Response: These critics are right to affirm that God uses the natural processes of human life to judge human sin, Rom 1:18-32. But Scripture also teaches a wrath that is yet to come, Col 3:5-6,Eph 5:5-6, a future ‘day’ when his righteous judgement will be revealed, Rom 2:5,1 Thess 5:2-3,2 Thess 2:2,2 Pet 3:4-10.
Moreover, the Bible does not endorse a dichotomy between ‘internal’ and ‘external’ consequences of sin, between natural and supernatural divine actions. Ahab’s death from a stray arrow, 1 Kings 22:23,34-37, was as much a divine judgement as that of Herod, who was struck down by an angel, Acts 12:23.
The objection is a re-working of that of C.H. Dodd, and his exegesis has been comprehensively refuted by scholars such as Leon Morris and Roger Nicole.
4. ‘Penal substitution generates an unbiblical view of a God constrained by a law external to himself’
According to this objection, penal substitution places God in a quandary: he longs to have fellowship with sinful people, and wants to forgive us, but is forced to punish our sins by some external law of justice. Jesus’ parable of the Prodigal Son, Lk 15, is sometimes used to bolster this objection: the father accepts the returning son and does not accept that there is any debt outstanding against him. By contrast, advocates of penal substitution are likened to the elder brother in the parable, who ‘wants to set a principle of retribution an dconpensation over the mercy of Father’ (Fiddes). If God is free, say the objectors, he is free to forgive without reference to any outside law and without demanding any satisfaction of the requirements of that law.
Response: we should certainly not regard God as being constrained by any authority outside of himself. But the standard of justice implied in penal substituion is intrinsic to him; it is a reflection of his own righteous character. The demands of justice flow out of God’s character as a just judge, Le 11:44-45. Obedience to God’s law is obedience to God himself; disobedience to God’s law is disobedience to God himself. Sin is not a transgression of an abstract moral code: it is an affront to God’s holy character. Rom 3:25-26 makes it clear that God’s own justice is at stake.
5. ‘Penal substitution is an impersonal, mechanistic account of the atonement’
It is claimed that penal substitution sidelines the relationship between God and humanity and focusses attention on impersonal categories of justice, law, sin, guilt, wrath and satisfaction.
Response: This is a similar objection to the previous one, and the answer to it is also similar. Just as sin is not violation of some impersonal law but an affront against God’s righteous character, so the death of Christ is not ‘a factor in an equation…needed to balance the cosmic sum’ (Fiddes) but the loving and costly action of God, to suffer in himself the personal outpouring of his own wrath.

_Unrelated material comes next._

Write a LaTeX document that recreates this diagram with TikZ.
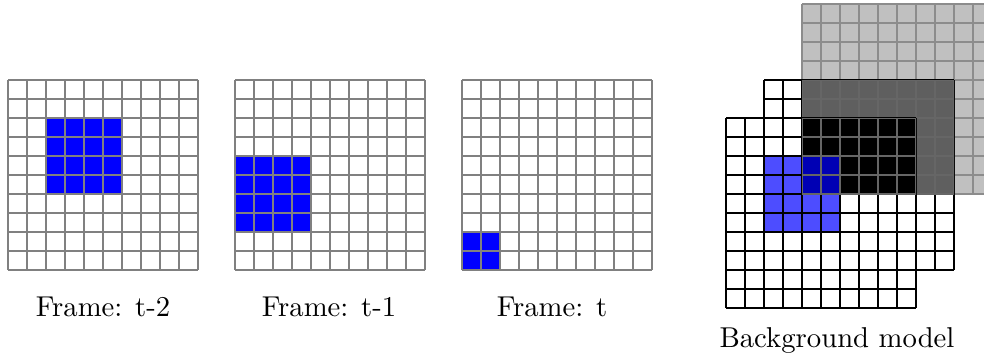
\documentclass[tikz,border=0pt]{standalone}
\usepackage{tikz}
\definecolor{lightbg}{HTML}{C0C0C0}
\definecolor{darkbg}{HTML}{5F5F5F}
\definecolor{lightblue}{HTML}{4D4DFF}
\definecolor{deepblue}{HTML}{0000B4}
\tikzset{
  framegrid/.style={draw=black!50, line width=0.4pt},
  backgrid/.style={draw=black!45, line width=0.4pt},
  layergrid/.style={draw=black, line width=0.4pt},
  overgrid/.style={draw=black!60, line width=0.4pt},
  label/.style={anchor=base, inner sep=0pt},
}
\newcommand\cellgrid[5]{%
  \foreach \i in {0,...,#4} \draw[#1] ({#2+\i*19},#3) -- ++(0,{#5*19});
  \foreach \j in {0,...,#5} \draw[#1] (#2,{#3+\j*19}) -- ++({#4*19},0);
}
\begin{document}
\begin{tikzpicture}[x=0.3484pt,y=-0.3484pt]
\useasboundingbox (0,0) rectangle (984,360);
\clip (0,0) rectangle (984,360);
% Frame t-2
\fill[blue] (46,118) rectangle (122,194);
\cellgrid{framegrid}{8}{80}{10}{10}
\node[label] (l1) at (103,316) {Frame: t-2};
% Frame t-1
\fill[blue] (235,156) rectangle (311,232);
\cellgrid{framegrid}{235}{80}{10}{10}
\node[label] (l2) at (329,316) {Frame: t-1};
% Frame t
\fill[blue] (462,232) rectangle (500,270);
\cellgrid{framegrid}{462}{80}{10}{10}
\node[label] (l3) at (552,316) {Frame: t};
% Background model: back layer
\fill[lightbg] (802,4) rectangle (992,194);
\cellgrid{backgrid}{802}{4}{10}{10}
% middle layer
\fill[white] (764,80) rectangle (954,270);
\fill[darkbg] (802,80) rectangle (954,194);
\cellgrid{layergrid}{764}{80}{10}{10}
\begin{scope}
\clip (802,80) rectangle (954,194);
\cellgrid{overgrid}{764}{80}{10}{10}
\end{scope}
% front layer
\fill[white] (726,118) rectangle (916,308);
\fill[black] (802,118) rectangle (916,194);
\fill[lightblue] (764,156) rectangle (840,232);
\fill[deepblue] (802,156) rectangle (840,194);
\cellgrid{layergrid}{726}{118}{10}{10}
\begin{scope}
\clip (802,118) rectangle (916,194);
\cellgrid{overgrid}{726}{118}{10}{10}
\end{scope}
\node[label] (l4) at (837,347) {Background model};
\end{tikzpicture}
\end{document}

In fact, it is often the opponents of penal substiution who depersonalise the wrath of God. So Green and Maker, who assert that ‘sinful activity is the result of God’s letting us go our own way and this “letting us go our own way” constitutes God’s wrath.’
It is true that the Bible sometimes describes punishment as privative – as exclusion from God’s presence. But we cannot ignore those texts that also speak of it as positive and personal, Rev 6:16-17,Lk 23:28-30.